▸ **DESCRIPTION OF THE TASK**
Copy each line below that includes "this".

▸ **SUPPLIED RECORDS**

START

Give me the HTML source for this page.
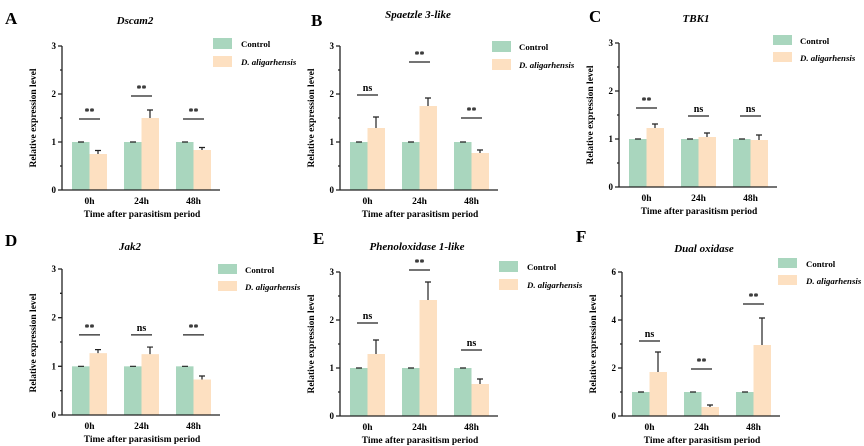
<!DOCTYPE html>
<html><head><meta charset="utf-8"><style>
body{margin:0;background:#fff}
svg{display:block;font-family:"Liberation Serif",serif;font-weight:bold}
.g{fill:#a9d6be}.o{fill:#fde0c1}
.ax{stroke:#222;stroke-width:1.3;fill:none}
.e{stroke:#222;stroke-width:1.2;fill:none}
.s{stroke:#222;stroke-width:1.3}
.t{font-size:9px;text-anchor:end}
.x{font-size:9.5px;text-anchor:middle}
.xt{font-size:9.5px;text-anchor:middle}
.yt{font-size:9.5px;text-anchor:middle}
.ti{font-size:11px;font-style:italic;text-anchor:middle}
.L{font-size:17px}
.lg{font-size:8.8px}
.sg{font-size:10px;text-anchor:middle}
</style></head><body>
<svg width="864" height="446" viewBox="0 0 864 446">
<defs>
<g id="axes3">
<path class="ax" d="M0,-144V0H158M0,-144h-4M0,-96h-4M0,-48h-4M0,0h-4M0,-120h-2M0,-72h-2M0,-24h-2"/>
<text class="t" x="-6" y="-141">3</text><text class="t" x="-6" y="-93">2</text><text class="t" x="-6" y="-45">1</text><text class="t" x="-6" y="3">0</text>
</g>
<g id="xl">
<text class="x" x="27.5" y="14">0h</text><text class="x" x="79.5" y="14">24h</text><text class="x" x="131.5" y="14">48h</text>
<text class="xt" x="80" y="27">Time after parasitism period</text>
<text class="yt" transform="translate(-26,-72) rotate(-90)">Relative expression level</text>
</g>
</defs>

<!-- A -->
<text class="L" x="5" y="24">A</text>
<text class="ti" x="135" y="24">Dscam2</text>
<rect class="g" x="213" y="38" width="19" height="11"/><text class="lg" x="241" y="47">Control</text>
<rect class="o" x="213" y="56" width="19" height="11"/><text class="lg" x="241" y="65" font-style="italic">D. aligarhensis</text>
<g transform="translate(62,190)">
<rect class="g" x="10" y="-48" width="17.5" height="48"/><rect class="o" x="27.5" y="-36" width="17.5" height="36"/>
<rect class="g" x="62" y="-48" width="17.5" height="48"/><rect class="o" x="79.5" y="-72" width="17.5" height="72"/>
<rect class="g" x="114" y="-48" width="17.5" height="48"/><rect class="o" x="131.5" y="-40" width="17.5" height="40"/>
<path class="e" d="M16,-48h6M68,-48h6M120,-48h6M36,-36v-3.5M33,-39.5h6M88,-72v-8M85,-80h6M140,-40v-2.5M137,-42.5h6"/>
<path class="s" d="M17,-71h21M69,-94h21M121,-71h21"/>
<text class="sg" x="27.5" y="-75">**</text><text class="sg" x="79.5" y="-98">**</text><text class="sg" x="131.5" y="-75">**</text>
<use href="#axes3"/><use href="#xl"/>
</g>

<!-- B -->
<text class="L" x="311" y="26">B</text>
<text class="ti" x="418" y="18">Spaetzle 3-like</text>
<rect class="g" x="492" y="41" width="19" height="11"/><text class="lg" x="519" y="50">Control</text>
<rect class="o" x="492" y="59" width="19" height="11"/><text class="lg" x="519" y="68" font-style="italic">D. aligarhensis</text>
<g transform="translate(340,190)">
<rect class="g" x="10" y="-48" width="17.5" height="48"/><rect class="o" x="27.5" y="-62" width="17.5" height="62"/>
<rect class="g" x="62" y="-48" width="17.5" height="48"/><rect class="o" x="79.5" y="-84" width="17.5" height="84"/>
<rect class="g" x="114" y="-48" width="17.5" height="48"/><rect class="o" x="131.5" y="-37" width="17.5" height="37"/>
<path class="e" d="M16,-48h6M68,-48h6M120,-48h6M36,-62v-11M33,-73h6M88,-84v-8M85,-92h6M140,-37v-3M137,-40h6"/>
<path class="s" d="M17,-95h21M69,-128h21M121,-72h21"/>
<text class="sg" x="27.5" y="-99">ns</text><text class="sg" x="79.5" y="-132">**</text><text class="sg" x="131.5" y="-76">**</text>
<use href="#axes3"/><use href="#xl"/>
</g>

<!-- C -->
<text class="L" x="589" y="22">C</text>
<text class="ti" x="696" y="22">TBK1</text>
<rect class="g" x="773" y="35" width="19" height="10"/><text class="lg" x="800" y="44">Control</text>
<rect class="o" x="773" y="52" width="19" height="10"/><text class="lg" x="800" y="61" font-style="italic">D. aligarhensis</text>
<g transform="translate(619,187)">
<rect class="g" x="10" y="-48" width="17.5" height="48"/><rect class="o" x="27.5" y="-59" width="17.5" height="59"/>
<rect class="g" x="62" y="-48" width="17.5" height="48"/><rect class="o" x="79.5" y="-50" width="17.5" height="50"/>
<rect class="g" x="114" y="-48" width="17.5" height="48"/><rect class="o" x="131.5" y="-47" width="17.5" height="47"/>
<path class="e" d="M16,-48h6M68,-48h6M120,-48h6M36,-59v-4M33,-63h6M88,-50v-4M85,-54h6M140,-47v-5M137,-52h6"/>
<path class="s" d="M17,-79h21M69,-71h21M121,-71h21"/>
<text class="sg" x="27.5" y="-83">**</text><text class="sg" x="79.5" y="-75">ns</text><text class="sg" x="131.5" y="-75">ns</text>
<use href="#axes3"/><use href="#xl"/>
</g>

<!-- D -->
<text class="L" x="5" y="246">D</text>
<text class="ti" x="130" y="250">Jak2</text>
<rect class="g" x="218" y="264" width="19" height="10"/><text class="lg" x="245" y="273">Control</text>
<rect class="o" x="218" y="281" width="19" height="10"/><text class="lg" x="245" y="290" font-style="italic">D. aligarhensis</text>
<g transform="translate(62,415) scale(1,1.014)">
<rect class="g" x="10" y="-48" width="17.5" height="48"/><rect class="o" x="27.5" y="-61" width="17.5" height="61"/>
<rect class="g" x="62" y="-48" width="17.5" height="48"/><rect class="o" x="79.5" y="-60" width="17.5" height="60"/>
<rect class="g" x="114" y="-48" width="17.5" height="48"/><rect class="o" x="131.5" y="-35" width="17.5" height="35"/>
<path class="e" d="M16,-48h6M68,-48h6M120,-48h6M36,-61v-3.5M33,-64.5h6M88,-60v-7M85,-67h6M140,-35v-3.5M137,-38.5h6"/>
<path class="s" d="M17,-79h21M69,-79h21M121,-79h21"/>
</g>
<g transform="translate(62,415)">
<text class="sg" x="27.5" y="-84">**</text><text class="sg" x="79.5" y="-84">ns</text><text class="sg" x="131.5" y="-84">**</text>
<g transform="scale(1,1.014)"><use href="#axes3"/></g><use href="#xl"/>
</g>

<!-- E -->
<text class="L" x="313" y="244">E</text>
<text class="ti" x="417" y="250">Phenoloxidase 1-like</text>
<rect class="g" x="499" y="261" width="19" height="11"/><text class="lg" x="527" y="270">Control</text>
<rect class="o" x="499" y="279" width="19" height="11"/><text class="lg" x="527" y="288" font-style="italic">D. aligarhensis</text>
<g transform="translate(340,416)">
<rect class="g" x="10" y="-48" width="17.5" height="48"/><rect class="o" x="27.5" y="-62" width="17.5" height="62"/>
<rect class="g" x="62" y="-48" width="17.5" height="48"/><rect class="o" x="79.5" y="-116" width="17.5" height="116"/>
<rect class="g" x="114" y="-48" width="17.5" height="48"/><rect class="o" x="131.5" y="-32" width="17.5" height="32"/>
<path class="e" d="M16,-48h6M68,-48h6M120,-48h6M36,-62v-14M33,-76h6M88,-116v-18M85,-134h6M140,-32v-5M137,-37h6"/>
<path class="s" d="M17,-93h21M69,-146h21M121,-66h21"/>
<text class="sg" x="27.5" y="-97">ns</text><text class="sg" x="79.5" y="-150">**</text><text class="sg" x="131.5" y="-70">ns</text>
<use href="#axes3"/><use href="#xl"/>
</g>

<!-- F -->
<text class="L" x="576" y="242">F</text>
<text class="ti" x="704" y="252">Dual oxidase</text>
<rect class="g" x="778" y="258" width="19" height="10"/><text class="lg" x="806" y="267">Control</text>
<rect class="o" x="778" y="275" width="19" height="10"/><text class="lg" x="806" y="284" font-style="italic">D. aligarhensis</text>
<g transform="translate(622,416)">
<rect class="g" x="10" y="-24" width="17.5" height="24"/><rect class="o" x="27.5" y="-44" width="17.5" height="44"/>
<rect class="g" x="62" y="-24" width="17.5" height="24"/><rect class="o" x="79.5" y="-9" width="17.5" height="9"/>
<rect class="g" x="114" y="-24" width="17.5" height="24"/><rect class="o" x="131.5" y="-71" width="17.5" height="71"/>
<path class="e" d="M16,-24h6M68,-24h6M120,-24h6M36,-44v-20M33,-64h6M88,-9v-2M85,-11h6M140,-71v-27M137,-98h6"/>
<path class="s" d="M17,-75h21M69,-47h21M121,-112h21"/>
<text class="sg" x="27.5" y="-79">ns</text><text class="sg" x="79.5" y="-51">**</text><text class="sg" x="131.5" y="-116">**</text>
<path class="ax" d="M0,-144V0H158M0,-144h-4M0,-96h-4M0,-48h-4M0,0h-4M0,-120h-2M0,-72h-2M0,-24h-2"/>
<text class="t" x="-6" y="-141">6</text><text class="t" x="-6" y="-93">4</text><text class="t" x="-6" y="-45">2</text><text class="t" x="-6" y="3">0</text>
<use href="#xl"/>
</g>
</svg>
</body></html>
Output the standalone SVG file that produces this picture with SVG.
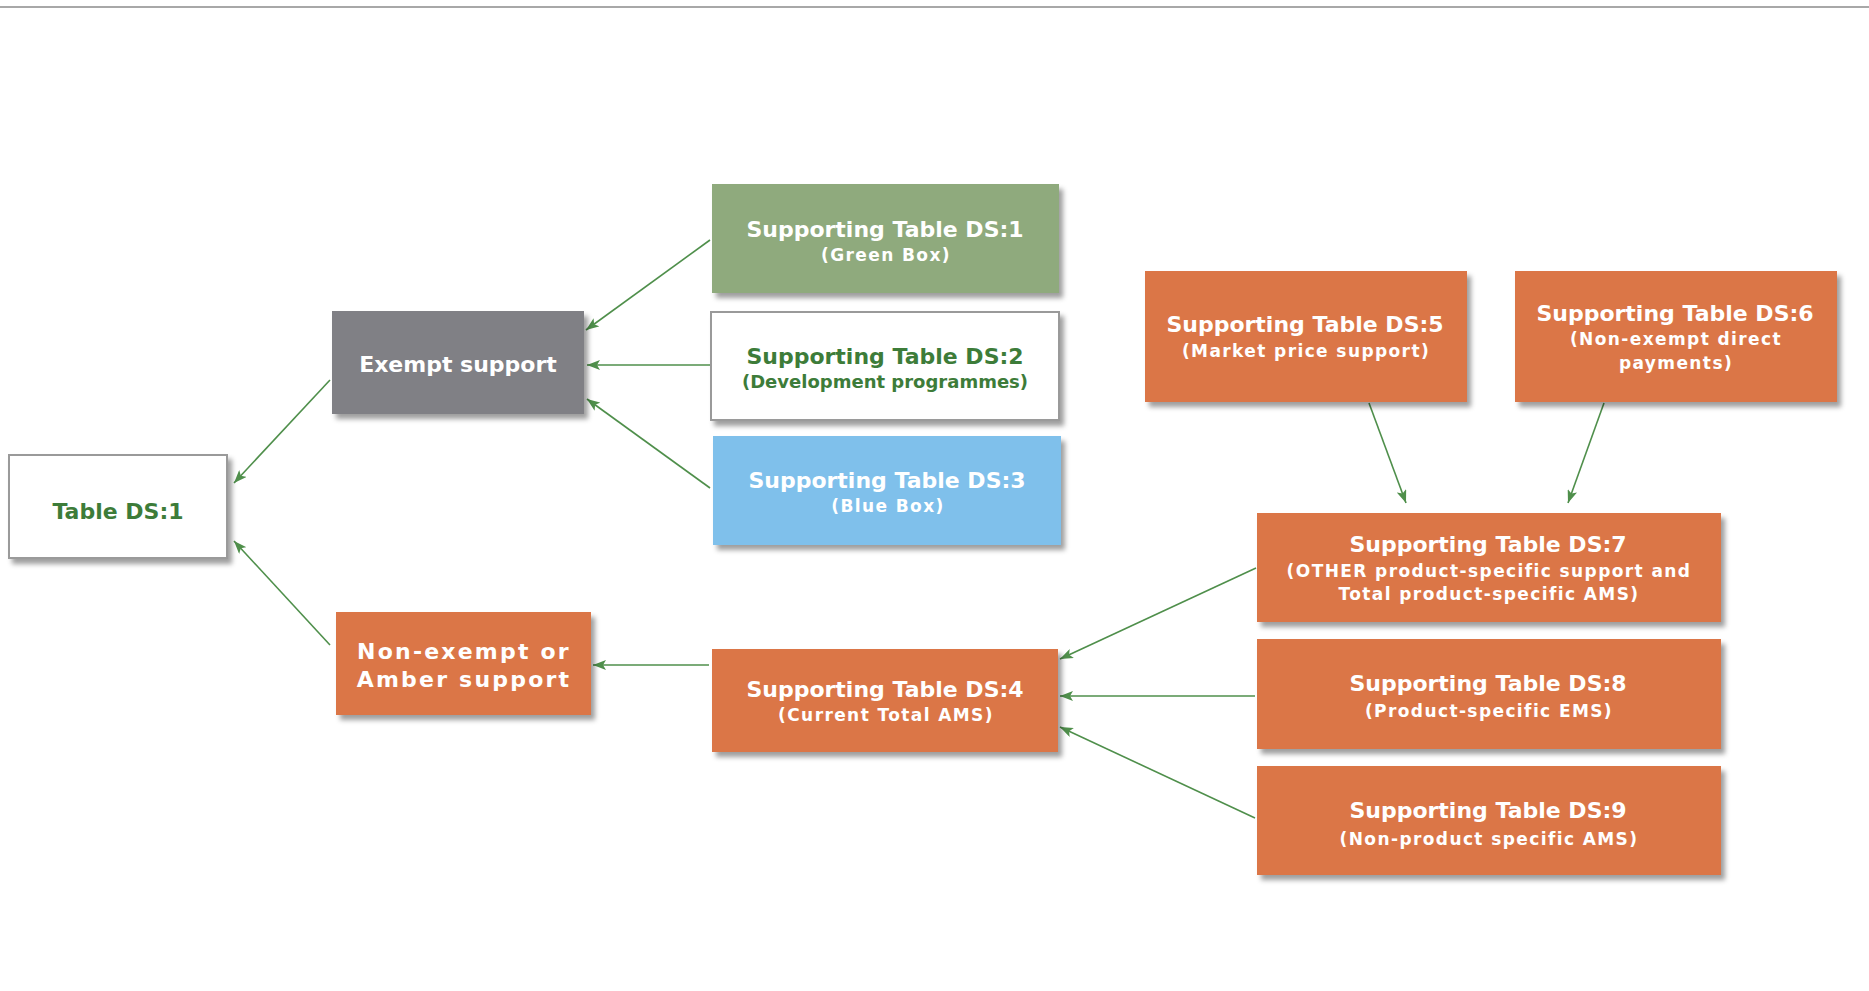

END

▸ **FINISHED EXERCISE**
Give me the HTML source for this page.
Output the standalone SVG file that produces this picture with SVG.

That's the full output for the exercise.